Hukum yang menjadi alat negara menjalankan pemerintahan, membatasi ruang gerak pemerintah dan masyarakat. Hukum juga sebagai instrumen merealisasikan setiap kepentingan individu yang tercover  dalam kepentingan rakyat. Karena negara terbentuk oleh rasa kebersamaan dan kesatuan setiap individu yang mendorong terbentuknya negara. Untuk menyelenggarakan negara dipilih orang-orang yang diangggap terbaik dari setiap person yang ada untuk menjadi pejabat negara. Pejabat yang akan menjalankan pemerintahan dan menjadi wadah setiap individu dalam masyarakat. Pejabat negara yang akan membuat negara tetap eksis dan berkembang untuk mencapai good governance. Demikian juga dengan Indonesia yang masih berjuang mencapainya.

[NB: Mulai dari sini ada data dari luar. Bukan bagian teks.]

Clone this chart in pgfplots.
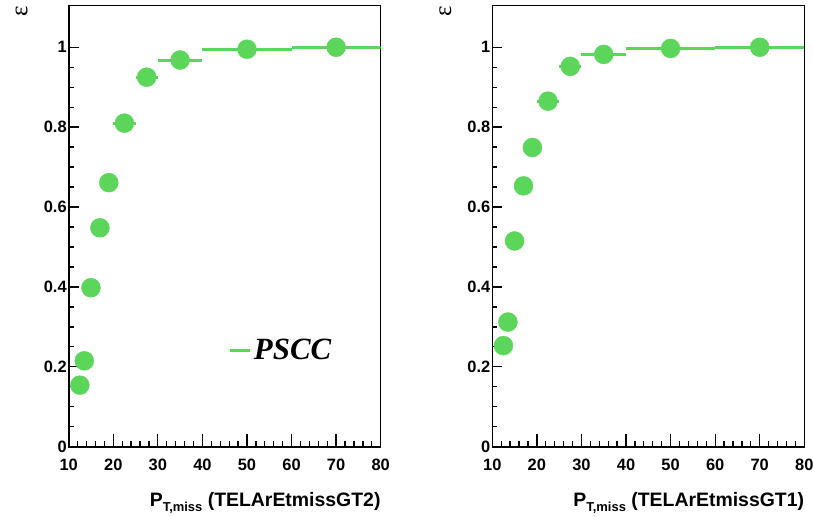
\documentclass[border=0pt]{standalone}
\usepackage{pgfplots}
\pgfplotsset{compat=1.18}
\usepackage{pgfplotstable}
\usepackage{fontspec}
\setmainfont{Liberation Sans}
\newfontfamily\seriffont{Liberation Serif}
\definecolor{pgreen}{RGB}{91,214,91}

\pgfplotstableread{
x y ex
12.5 0.154 0.5
13.5 0.215 0.5
15 0.398 1
17 0.548 1
19 0.661 1
22.5 0.810 2.5
27.5 0.925 2.5
35 0.968 5
50 0.995 10
70 1.000 10
}\tabA
\pgfplotstableread{
x y ex
12.5 0.253 0.5
13.5 0.312 0.5
15 0.515 1
17 0.653 1
19 0.749 1
22.5 0.865 2.5
27.5 0.952 2.5
35 0.982 5
50 0.997 10
70 1.000 10
}\tabB

\pgfplotsset{
  rootstyle/.style={
    scale only axis,
    width=312bp, height=441bp,
    xmin=10, xmax=80, ymin=0, ymax=1.104,
    xtick={10,20,...,80},
    ytick={0,0.2,...,1.0},
    minor x tick num=4,
    minor y tick num=3,
    xtick pos=bottom, ytick pos=left,
    tick align=inside,
    major x tick style={/pgfplots/major tick length=13bp, line width=1.3bp, black},
    minor x tick style={/pgfplots/minor tick length=6bp, line width=1.3bp, black},
    major y tick style={/pgfplots/major tick length=10bp, line width=1.3bp, black},
    minor y tick style={/pgfplots/minor tick length=5bp, line width=1.3bp, black},
    axis line style={line width=1.6bp},
    /pgf/number format/assume math mode=true,
    ticklabel style={font=\bfseries\fontsize{16.5}{16.5}\selectfont},
    xticklabel style={yshift=-9bp},
    yticklabel style={xshift=1.5bp},
    every axis x label/.style={at={(rel axis cs:1,0)}, anchor=base east, yshift=-60bp, inner sep=0pt, font=\bfseries\fontsize{19.5}{19.5}\selectfont},
    every axis y label/.style={at={(rel axis cs:0,1)}, xshift=-47bp, yshift=-6bp, rotate=90, anchor=center, font=\seriffont\fontsize{25}{25}\selectfont},
    ylabel={ε},
  },
  datastyle/.style={
    only marks, mark=*, mark size=9.5bp,
    mark options={draw=pgreen, fill=pgreen},
    error bars/.cd, x dir=both, x explicit, error mark=none,
    error bar style={line width=3bp, pgreen},
  },
}

\begin{document}
\begin{tikzpicture}
\useasboundingbox (0,0) rectangle (813bp,517bp);
\begin{axis}[rootstyle,
  at={(68.7bp,70.3bp)}, anchor=south west,
  xlabel={P\raisebox{-4.5bp}{\fontsize{13}{13}\selectfont T,miss} (TELArEtmissGT2)},
  legend style={at={(axis cs:45.8,0.242)}, anchor=west, draw=none, fill=none, inner sep=0pt,
    font=\seriffont\bfseries\itshape\fontsize{31}{31}\selectfont,
    nodes={inner sep=2.5bp}},
]
\addplot+[forget plot, datastyle] table[x=x, y=y, x error=ex] {\tabA};
\addlegendimage{legend image code/.code={\draw[line width=3bp, pgreen] (0bp,0bp) -- (20bp,0bp);}}
\addlegendentry{PSCC}
\end{axis}
\begin{axis}[rootstyle,
  at={(492.3bp,70.3bp)}, anchor=south west,
  xlabel={P\raisebox{-4.5bp}{\fontsize{13}{13}\selectfont T,miss} (TELArEtmissGT1)},
]
\addplot+[datastyle] table[x=x, y=y, x error=ex] {\tabB};
\end{axis}
\end{tikzpicture}
\end{document}
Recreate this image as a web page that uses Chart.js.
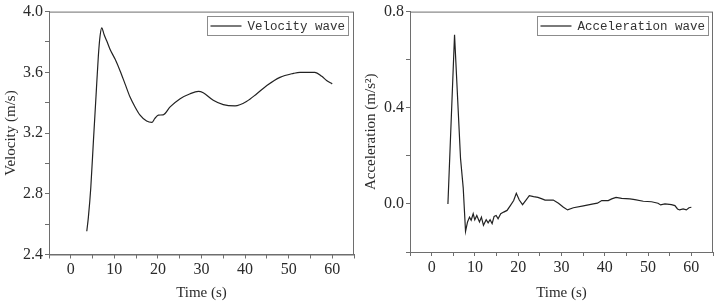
<!DOCTYPE html>
<html>
<head>
<meta charset="utf-8">
<script src="https://cdn.jsdelivr.net/npm/chart.js@4/dist/chart.umd.min.js"></script>
<style>
  body { margin: 0; background: #fff; }
  .box { position: absolute; top: 0; height: 304px; }
  #leftBox { left: 0; width: 360px; }
  #rightBox { left: 360px; width: 357px; }
</style>
</head>
<body>
<div class="box" id="leftBox"><canvas id="velChart"></canvas></div>
<div class="box" id="rightBox"><canvas id="accChart"></canvas></div>
<script>
// velocity wave
const velTime = [3.67, 4.04, 4.59, 5.19, 5.8, 6.33, 6.72, 7.1, 7.64, 8.26, 9.0, 10.16, 11.3, 12.45, 13.6, 14.75, 15.9, 17.4, 18.6, 19.3,
    20.1, 21.2, 22.8, 25.1, 27.4, 29.3, 30.4, 32.7, 35.0, 37.7, 40.4, 42.7, 45.0, 48.0, 51.1, 52.6, 56.0, 57.6, 58.7, 60];
const velocity = [2.553, 2.646, 2.84, 3.145, 3.448, 3.709, 3.839, 3.893, 3.849, 3.806, 3.752, 3.687, 3.611, 3.524, 3.437, 3.372, 3.318, 3.279, 3.27, 3.296,
    3.318, 3.32, 3.372, 3.426, 3.459, 3.474, 3.465, 3.416, 3.387, 3.379, 3.409, 3.459, 3.513, 3.567, 3.593, 3.6, 3.6, 3.574, 3.546, 3.524];

// acceleration wave
const accTime = [3.76, 5.29, 6.67, 7.29, 7.83, 8.29, 8.75, 9.13, 9.6, 9.97, 10.43, 11.05, 11.5, 11.97, 12.6, 13.05, 13.5, 13.97, 14.43, 14.9,
    15.35, 15.96, 16.64, 17.42, 18.18, 18.95, 19.56, 20.25, 21.0, 21.8, 22.56, 23.55, 24.55, 25.5, 26.2, 28.1, 29.3, 30.45, 31.4, 32.75,
    35.06, 37.35, 38.3, 39.3, 40.8, 41.6, 42.6, 43.9, 45.8, 46.95, 48.9, 50.8, 52.3, 52.9, 53.9, 55.4, 56.2, 56.8, 57.3, 58.1, 58.85, 59.45, 60];
const acceleration = [0, 0.704, 0.19, 0.068, -0.114, -0.075, -0.055, -0.068, -0.041, -0.066, -0.048, -0.075, -0.055, -0.089, -0.066, -0.079, -0.066, -0.082, -0.052, -0.048,
    -0.062, -0.041, -0.034, -0.027, -0.007, 0.014, 0.044, 0.016, -0.003, 0.016, 0.034, 0.030, 0.027, 0.021, 0.016, 0.016, 0.003, -0.014, -0.025, -0.016,
    -0.008, 0.0, 0.003, 0.014, 0.014, 0.021, 0.027, 0.023, 0.021, 0.018, 0.011, 0.009, 0.003, -0.004, 0.0, -0.003, -0.007, -0.021, -0.025, -0.021, -0.025, -0.016, -0.014];

const timeTicks = [0, 10, 20, 30, 40, 50, 60];
const velTicks = [2.4, 2.8, 3.2, 3.6, 4.0];
const accTicks = [0.0, 0.4, 0.8];

const axisColor = '#6e6e6e';
const textColor = '#2a2a2a';
const serif = "'Liberation Serif', 'Times New Roman', serif";

// frame around the plot + boxed legend in the top right corner
const framePlugin = {
    id: 'frameLegend',
    afterDraw(chart) {
        const { ctx, chartArea: a } = chart;
        ctx.save();
        ctx.strokeStyle = axisColor;
        ctx.lineWidth = 1;
        ctx.strokeRect(a.left + 0.5, a.top + 0.5, a.right - a.left - 1, a.bottom - a.top);

        const label = chart.data.datasets[0].label;
        ctx.font = "12.5px 'Liberation Mono', monospace";
        const tw = ctx.measureText(label).width;
        const boxRight = a.right - chart.options.plugins.frameLegend.inset;
        const boxW = 3 + 31 + 6 + tw + 3;
        const boxX = boxRight - boxW, boxY = 16, boxH = 19;
        ctx.strokeStyle = '#8c8c8c';
        ctx.strokeRect(Math.round(boxX) + 0.5, boxY + 0.5, Math.round(boxW), boxH);
        ctx.strokeStyle = '#222';
        ctx.lineWidth = 1.2;
        ctx.beginPath();
        ctx.moveTo(boxX + 3, boxY + boxH / 2 + 0.5);
        ctx.lineTo(boxX + 34, boxY + boxH / 2 + 0.5);
        ctx.stroke();
        ctx.fillStyle = '#333';
        ctx.textBaseline = 'middle';
        ctx.fillText(label, boxX + 40, boxY + boxH / 2 + 1);
        ctx.restore();
    }
};

function makeChart(id, label, xs, ys, yMin, yMax, yMajor, yTitle, opts) {
    const points = xs.map((x, i) => ({ x: x, y: ys[i] }));
    return new Chart(document.getElementById(id), {
        type: 'line',
        data: {
            datasets: [{
                label: label,
                data: points,
                borderColor: '#222',
                borderWidth: 1.2,
                pointRadius: 0,
                fill: false,
                tension: opts.smooth ? 0.4 : 0,
                cubicInterpolationMode: opts.smooth ? 'monotone' : 'default'
            }]
        },
        options: {
            responsive: true,
            maintainAspectRatio: false,
            animation: false,
            layout: { padding: { top: 8, right: opts.right, left: 0, bottom: 0 } },
            plugins: {
                legend: { display: false },
                tooltip: { enabled: false },
                frameLegend: { inset: opts.inset }
            },
            scales: {
                x: {
                    type: 'linear',
                    min: -5,
                    max: 65,
                    afterFit: (s) => { s.height = opts.xHeight; },
                    ticks: {
                        stepSize: 5,
                        autoSkip: false,
                        maxRotation: 0,
                        padding: 2,
                        color: textColor,
                        font: { family: serif, size: 16 },
                        callback: (v) => timeTicks.includes(Math.round(v)) && Math.abs(v - Math.round(v)) < 1e-6 ? String(Math.round(v)) : ''
                    },
                    grid: { drawOnChartArea: false, drawTicks: true, tickLength: 4, color: axisColor },
                    border: { display: true, color: axisColor },
                    title: {
                        display: true,
                        text: 'Time (s)',
                        color: textColor,
                        font: { family: serif, size: 15 },
                        padding: { top: 0, bottom: 2 }
                    }
                },
                y: {
                    min: yMin,
                    max: yMax,
                    afterFit: (s) => { s.width = opts.yWidth; },
                    ticks: {
                        stepSize: 0.2,
                        autoSkip: false,
                        padding: 2,
                        color: textColor,
                        font: { family: serif, size: 16 },
                        callback: (v) => {
                            const hit = yMajor.find(t => Math.abs(t - v) < 1e-6);
                            return hit !== undefined ? hit.toFixed(1) : '';
                        }
                    },
                    grid: { drawOnChartArea: false, drawTicks: true, tickLength: 4, color: axisColor },
                    border: { display: true, color: axisColor },
                    title: {
                        display: true,
                        text: yTitle,
                        color: textColor,
                        font: { family: serif, size: 15 },
                        padding: { top: 2, bottom: 0 }
                    }
                }
            }
        },
        plugins: [framePlugin]
    });
}

makeChart('velChart', 'Velocity wave', velTime, velocity, 2.4, 4.0, velTicks, 'Velocity (m/s)',
    { smooth: true, right: 6, inset: 6, xHeight: 49.5, yWidth: 49 });
makeChart('accChart', 'Acceleration wave', accTime, acceleration, -0.2, 0.8, accTicks, 'Acceleration (m/s\u00B2)',
    { smooth: false, right: 4, inset: 5, xHeight: 52, yWidth: 50 });
</script>
</body>
</html>
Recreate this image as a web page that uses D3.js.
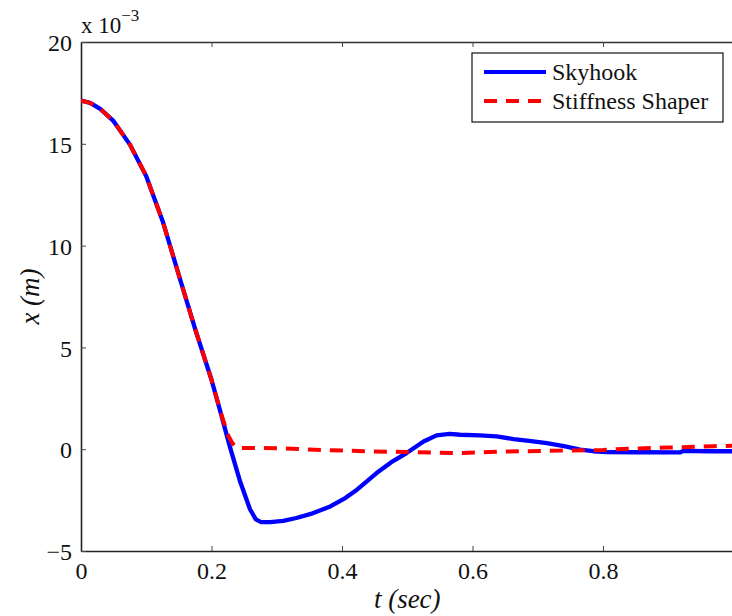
<!DOCTYPE html>
<html>
<head>
<meta charset="utf-8">
<script src="https://cdn.jsdelivr.net/npm/d3@7"></script>
<style>
  body { margin: 0; background: #fff; }
  svg { display: block; font-family: "Liberation Serif", "Times New Roman", serif; }
</style>
</head>
<body>
<svg id="chart" width="732" height="616"></svg>
<script>
// values, x in units of 1e-3 m
var skyT = [0, 0.014, 0.03, 0.05, 0.075, 0.1, 0.126, 0.152, 0.175, 0.2, 0.214, 0.228, 0.244, 0.259, 0.268, 0.276,
    0.29, 0.31, 0.33, 0.355, 0.382, 0.405, 0.423, 0.453, 0.475, 0.499, 0.525, 0.545, 0.565, 0.581, 0.611,
    0.637, 0.663, 0.69, 0.714, 0.74, 0.765, 0.785, 0.806, 0.85, 0.918, 0.923, 0.96, 1.0];
var skyX = [17.12, 17.01, 16.7, 16.11, 14.96, 13.41, 11.12, 8.33, 5.9, 3.41, 1.8, 0.14, -1.6, -2.95, -3.45, -3.58,
    -3.58, -3.52, -3.38, -3.15, -2.81, -2.4, -1.99, -1.17, -0.65, -0.19, 0.38, 0.68, 0.75, 0.71, 0.68,
    0.63, 0.5, 0.4, 0.3, 0.15, -0.02, -0.1, -0.14, -0.15, -0.16, -0.08, -0.1, -0.1];

var shapT = [0, 0.014, 0.03, 0.05, 0.075, 0.1, 0.126, 0.152, 0.175, 0.2, 0.214, 0.226, 0.232, 0.238,
    0.3, 0.38, 0.45, 0.5, 0.585, 0.64, 0.734, 0.8, 0.83, 0.9, 0.97, 1.0];
var shapX = [17.12, 17.01, 16.7, 16.11, 14.96, 13.41, 11.12, 8.33, 5.9, 3.41, 1.8, 0.65, 0.3, 0.06,
    0.05, -0.05, -0.11, -0.14, -0.19, -0.12, -0.07, -0.04, 0.01, 0.08, 0.15, 0.17];

var xTicks = [0, 0.2, 0.4, 0.6, 0.8];
var yTicks = [-5, 0, 5, 10, 15, 20];
var seriesNames = ["Skyhook", "Stiffness Shaper"];

var svg = d3.select("#chart");
var plotLeft = 81, plotTop = 42, plotRight = 733.5, plotBottom = 551;

var x = d3.scaleLinear().domain([0, 1]).range([plotLeft, plotRight]);
var y = d3.scaleLinear().domain([-5, 20]).range([plotBottom, plotTop]);

svg.append("clipPath").attr("id", "plotclip")
    .append("rect").attr("x", plotLeft).attr("y", plotTop)
    .attr("width", plotRight - plotLeft).attr("height", plotBottom - plotTop);

// ticks inside the box
var gx = svg.append("g").attr("transform", "translate(0," + plotBottom + ")")
    .call(d3.axisBottom(x).tickValues(xTicks).tickSizeInner(-5).tickSizeOuter(0)
        .tickFormat(function (d) { return d === 0 ? "0" : d3.format(".1f")(d); }));
var gxTop = svg.append("g").attr("transform", "translate(0," + plotTop + ")")
    .call(d3.axisTop(x).tickValues(xTicks).tickSizeInner(-5).tickSizeOuter(0).tickFormat(""));
var gy = svg.append("g").attr("transform", "translate(" + plotLeft + ",0)")
    .call(d3.axisLeft(y).tickValues(yTicks).tickSizeInner(-5).tickSizeOuter(0)
        .tickPadding(9).tickFormat(function (d) { return d < 0 ? "\u2212" + Math.abs(d) : d; }));

[gx, gxTop, gy].forEach(function (g) {
    g.select(".domain").attr("stroke", "#222").attr("stroke-width", 1.6);
    g.selectAll(".tick line").attr("stroke", "#444").attr("stroke-width", 1);
    g.selectAll(".tick text").attr("font-size", 24).attr("fill", "#111")
        .attr("font-family", "Liberation Serif, Times New Roman, serif");
});
gxTop.select(".domain").attr("stroke", "#333");
gx.selectAll(".tick text").attr("y", 28).attr("dy", 0);
gy.selectAll(".tick text").attr("dy", "0.36em");

var line = d3.line()
    .x(function (d) { return x(d[0]); })
    .y(function (d) { return y(d[1]); });

var plot = svg.append("g").attr("clip-path", "url(#plotclip)");
plot.append("path")
    .datum(d3.zip(skyT, skyX))
    .attr("d", line)
    .attr("fill", "none").attr("stroke", "#0000ff").attr("stroke-width", 4.3)
    .attr("stroke-linejoin", "round");
plot.append("path")
    .datum(d3.zip(shapT, shapX))
    .attr("d", line)
    .attr("fill", "none").attr("stroke", "#ff0000").attr("stroke-width", 4)
    .attr("stroke-dasharray", "13,9");

// exponent label
var expo = svg.append("text").attr("x", plotLeft).attr("y", 33).attr("font-size", 23).attr("fill", "#111");
expo.append("tspan").text("x 10");
expo.append("tspan").attr("dy", -12).attr("font-size", 17).text("\u22123");

// axis titles
svg.append("text")
    .attr("x", (plotLeft + plotRight) / 2).attr("y", 608)
    .attr("text-anchor", "middle").attr("font-size", 27).attr("font-style", "italic")
    .attr("fill", "#111").text("t (sec)");
svg.append("text")
    .attr("transform", "translate(39," + ((plotTop + plotBottom) / 2) + ") rotate(-90)")
    .attr("text-anchor", "middle").attr("font-size", 27).attr("font-style", "italic")
    .attr("fill", "#111").text("x (m)");

// legend
var legend = svg.append("g");
legend.append("rect").attr("x", 472).attr("y", 53).attr("width", 251).attr("height", 69)
    .attr("fill", "#fff").attr("stroke", "#111").attr("stroke-width", 1.2);
var rows = [{ color: "#0000ff", dash: null }, { color: "#ff0000", dash: "13,9" }];
rows.forEach(function (r, i) {
    var yy = 72 + i * 29;
    legend.append("line").attr("x1", 484).attr("x2", 546).attr("y1", yy).attr("y2", yy)
        .attr("stroke", r.color).attr("stroke-width", 4)
        .attr("stroke-dasharray", r.dash);
    legend.append("text").attr("x", 552).attr("y", yy).attr("dy", "0.35em")
        .attr("font-size", 24).attr("fill", "#111").text(seriesNames[i]);
});
</script>
</body>
</html>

Pembentukan Undang-Undang Dasar Negara Republik Indonesia Tahun 1945 mengamanatkan bahwa tujuan didirikan Negara Republik Indonesia, antara lain adalah untuk memajukan kesejatraan umum dan mencerdaskan kehidupan bangsa. Amanat tersebut mengandung makna negara berkewajiban memenuhi kebutuhan setiap warga negara melalui suatu sistem pemerintahan yang mendukung terciptanya penyelenggaraan pelayanan publik yang prima dalam rangka memenuhi kebutuhan dasar dan hak sipil setiap warga negara atas barang publik, jasa publik, dan pelayanan administratif.

SARAN
Berbagai permasalahan nasional menjadi alasan belum maksimalnya good governance. Dengan melaksanakan prinsip-prinsip good governance maka tiga pilarnya yaitu pemerintah, korporasi, dan masyarakat sipil saling menjaga, support dan berpatisipasi aktif dalam penyelnggaraan negara proses yang sedang dilakukan. Terutama antara pemerintah dan masyarakat menjadi bagian penting tercapainya good governance. Tanpa good governance sulit bagi masing-masing pihak untuk dapat saling berkontribusi dan saling mengawasi. Good governance tidak akan bisa tercapai apabila integritas pemerintah dalam menjalankan pemerintah tidak dapat dijamin. Hukum hanya akan menjadi bumerang yang bisa balik menyerang negara dan pemerintah menjadi lebih buruk apabila tidak dipakai sebagaimana mestinya. Konsistensi pemerintah dan masyarakat harus terjamin sebagai wujud peran masing-masing dalam pemerintah. Setiap pihak harus bergerak dan menjalankan tugasnya sesuai dengan kewenangan masing-masing.